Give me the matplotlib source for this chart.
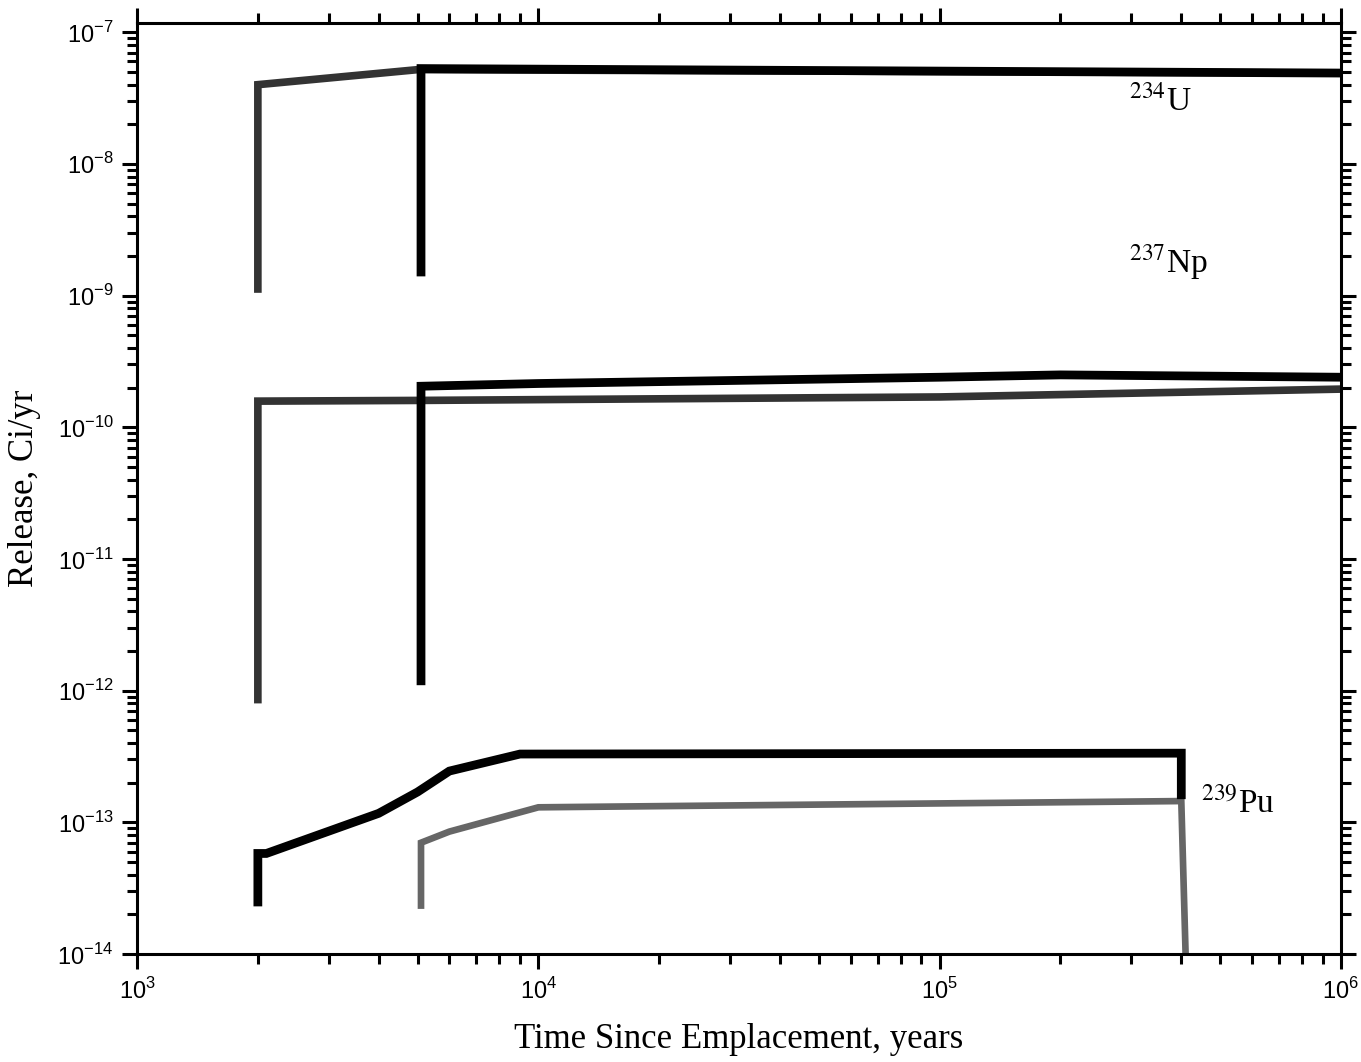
import numpy as np
import matplotlib
matplotlib.use("Agg")
import matplotlib.pyplot as plt
from matplotlib.ticker import LogLocator, NullFormatter, FixedLocator

# release curves, Ci/yr vs years since emplacement
u_gray_t = [2000, 2000, 5000, 1e6]
u_gray_r = [1.05e-9, 4.0e-8, 5.2e-8, 4.9e-8]
u_black_t = [5100, 5100, 1e6]
u_black_r = [1.4e-9, 5.3e-8, 4.9e-8]

np_gray_t = [2000, 2000, 5100, 1e5, 1e6]
np_gray_r = [8.0e-13, 1.58e-10, 1.6e-10, 1.7e-10, 1.95e-10]
np_black_t = [5100, 5100, 1e4, 1e5, 2e5, 1e6]
np_black_r = [1.1e-12, 2.05e-10, 2.15e-10, 2.4e-10, 2.5e-10, 2.4e-10]

pu_black_t = [2000, 2000, 2100, 4000, 5000, 6000, 9000, 4e5, 4e5]
pu_black_r = [2.3e-14, 5.8e-14, 5.8e-14, 1.17e-13, 1.7e-13, 2.45e-13, 3.3e-13, 3.35e-13, 1.5e-13]
pu_gray_t = [5100, 5100, 6000, 1e4, 4e5, 4.1e5]
pu_gray_r = [2.2e-14, 7.0e-14, 8.5e-14, 1.3e-13, 1.45e-13, 1e-14]

labels = ["$^{234}$U", "$^{237}$Np", "$^{239}$Pu"]
label_pos = [(2.96e5, 3.0e-8), (2.96e5, 1.8e-9), (4.48e5, 1.4e-13)]

yticks = [10.0**e for e in range(-14, -6)]
ytick_labels = ["$10^{%d}$" % e for e in range(-14, -6)]
xticks = [1e3, 1e4, 1e5, 1e6]
xtick_labels = ["$10^{3}$", "$10^{4}$", "$10^{5}$", "$10^{6}$"]

serif = "Liberation Serif"
sans = "Liberation Sans"
plt.rcParams["mathtext.fontset"] = "custom"
plt.rcParams["mathtext.rm"] = sans

fig = plt.figure(figsize=(13.61, 10.62), dpi=100)
ax = fig.add_axes([0.1007, 0.1017, 0.8846, 0.8766])

black = "#000000"
gray = "#333333"
lgray = "#666666"
kw = dict(solid_capstyle="butt", solid_joinstyle="miter")

ax.plot(u_gray_t, u_gray_r, color=gray, lw=5.5, **kw)
ax.plot(u_black_t, u_black_r, color=black, lw=6.3, **kw)
ax.plot(np_gray_t, np_gray_r, color=gray, lw=5.5, **kw)
ax.plot(np_black_t, np_black_r, color=black, lw=6.3, **kw)
ax.plot(pu_gray_t, pu_gray_r, color=lgray, lw=4.8, **kw)
ax.plot(pu_black_t, pu_black_r, color=black, lw=6.3, **kw)

for lab, (x, y) in zip(labels, label_pos):
    ax.text(x, y, lab, fontsize=24, family=serif, ha="left", va="center",
            math_fontfamily="stix")

ax.set_xscale("log")
ax.set_yscale("log")
ax.set_xlim(1e3, 1e6)
ax.set_ylim(1e-14, 10 ** -6.93)

ax.xaxis.set_major_locator(FixedLocator(xticks))
ax.set_xticklabels(xtick_labels)
ax.yaxis.set_major_locator(FixedLocator(yticks))
ax.set_yticklabels(ytick_labels)
ax.xaxis.set_minor_locator(LogLocator(base=10, subs=np.arange(2, 10)))
ax.yaxis.set_minor_locator(LogLocator(base=10, subs=np.arange(2, 10)))
ax.xaxis.set_minor_formatter(NullFormatter())
ax.yaxis.set_minor_formatter(NullFormatter())

ax.tick_params(which="both", direction="out", top=True, right=True, width=2.2)
ax.tick_params(which="major", length=11, labelsize=17, pad=6)
ax.tick_params(which="minor", length=7)
for s in ax.spines.values():
    s.set_linewidth(2.2)

ax.set_xlabel("Time Since Emplacement, years", fontsize=25, family=serif, labelpad=14)
ax.set_ylabel("Release, Ci/yr", fontsize=25, family=serif, labelpad=12)

fig.savefig("out.png", dpi=100)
——————
TASK INSTRUCTIONS:
Keep every word of the data as it is when you write it out, but drop the pictures.

RESULT OF THE TASK:
Give me the matplotlib source for this chart.
import numpy as np
import matplotlib
matplotlib.use("Agg")
import matplotlib.pyplot as plt
from matplotlib.ticker import LogLocator, NullFormatter, FixedLocator

# release curves, Ci/yr vs years since emplacement
u_gray_t = [2000, 2000, 5000, 1e6]
u_gray_r = [1.05e-9, 4.0e-8, 5.2e-8, 4.9e-8]
u_black_t = [5100, 5100, 1e6]
u_black_r = [1.4e-9, 5.3e-8, 4.9e-8]

np_gray_t = [2000, 2000, 5100, 1e5, 1e6]
np_gray_r = [8.0e-13, 1.58e-10, 1.6e-10, 1.7e-10, 1.95e-10]
np_black_t = [5100, 5100, 1e4, 1e5, 2e5, 1e6]
np_black_r = [1.1e-12, 2.05e-10, 2.15e-10, 2.4e-10, 2.5e-10, 2.4e-10]

pu_black_t = [2000, 2000, 2100, 4000, 5000, 6000, 9000, 4e5, 4e5]
pu_black_r = [2.3e-14, 5.8e-14, 5.8e-14, 1.17e-13, 1.7e-13, 2.45e-13, 3.3e-13, 3.35e-13, 1.5e-13]
pu_gray_t = [5100, 5100, 6000, 1e4, 4e5, 4.1e5]
pu_gray_r = [2.2e-14, 7.0e-14, 8.5e-14, 1.3e-13, 1.45e-13, 1e-14]

labels = ["$^{234}$U", "$^{237}$Np", "$^{239}$Pu"]
label_pos = [(2.96e5, 3.0e-8), (2.96e5, 1.8e-9), (4.48e5, 1.4e-13)]

yticks = [10.0**e for e in range(-14, -6)]
ytick_labels = ["$10^{%d}$" % e for e in range(-14, -6)]
xticks = [1e3, 1e4, 1e5, 1e6]
xtick_labels = ["$10^{3}$", "$10^{4}$", "$10^{5}$", "$10^{6}$"]

serif = "Liberation Serif"
sans = "Liberation Sans"
plt.rcParams["mathtext.fontset"] = "custom"
plt.rcParams["mathtext.rm"] = sans

fig = plt.figure(figsize=(13.61, 10.62), dpi=100)
ax = fig.add_axes([0.1007, 0.1017, 0.8846, 0.8766])

black = "#000000"
gray = "#333333"
lgray = "#666666"
kw = dict(solid_capstyle="butt", solid_joinstyle="miter")

ax.plot(u_gray_t, u_gray_r, color=gray, lw=5.5, **kw)
ax.plot(u_black_t, u_black_r, color=black, lw=6.3, **kw)
ax.plot(np_gray_t, np_gray_r, color=gray, lw=5.5, **kw)
ax.plot(np_black_t, np_black_r, color=black, lw=6.3, **kw)
ax.plot(pu_gray_t, pu_gray_r, color=lgray, lw=4.8, **kw)
ax.plot(pu_black_t, pu_black_r, color=black, lw=6.3, **kw)

for lab, (x, y) in zip(labels, label_pos):
    ax.text(x, y, lab, fontsize=24, family=serif, ha="left", va="center",
            math_fontfamily="stix")

ax.set_xscale("log")
ax.set_yscale("log")
ax.set_xlim(1e3, 1e6)
ax.set_ylim(1e-14, 10 ** -6.93)

ax.xaxis.set_major_locator(FixedLocator(xticks))
ax.set_xticklabels(xtick_labels)
ax.yaxis.set_major_locator(FixedLocator(yticks))
ax.set_yticklabels(ytick_labels)
ax.xaxis.set_minor_locator(LogLocator(base=10, subs=np.arange(2, 10)))
ax.yaxis.set_minor_locator(LogLocator(base=10, subs=np.arange(2, 10)))
ax.xaxis.set_minor_formatter(NullFormatter())
ax.yaxis.set_minor_formatter(NullFormatter())

ax.tick_params(which="both", direction="out", top=True, right=True, width=2.2)
ax.tick_params(which="major", length=11, labelsize=17, pad=6)
ax.tick_params(which="minor", length=7)
for s in ax.spines.values():
    s.set_linewidth(2.2)

ax.set_xlabel("Time Since Emplacement, years", fontsize=25, family=serif, labelpad=14)
ax.set_ylabel("Release, Ci/yr", fontsize=25, family=serif, labelpad=12)

fig.savefig("out.png", dpi=100)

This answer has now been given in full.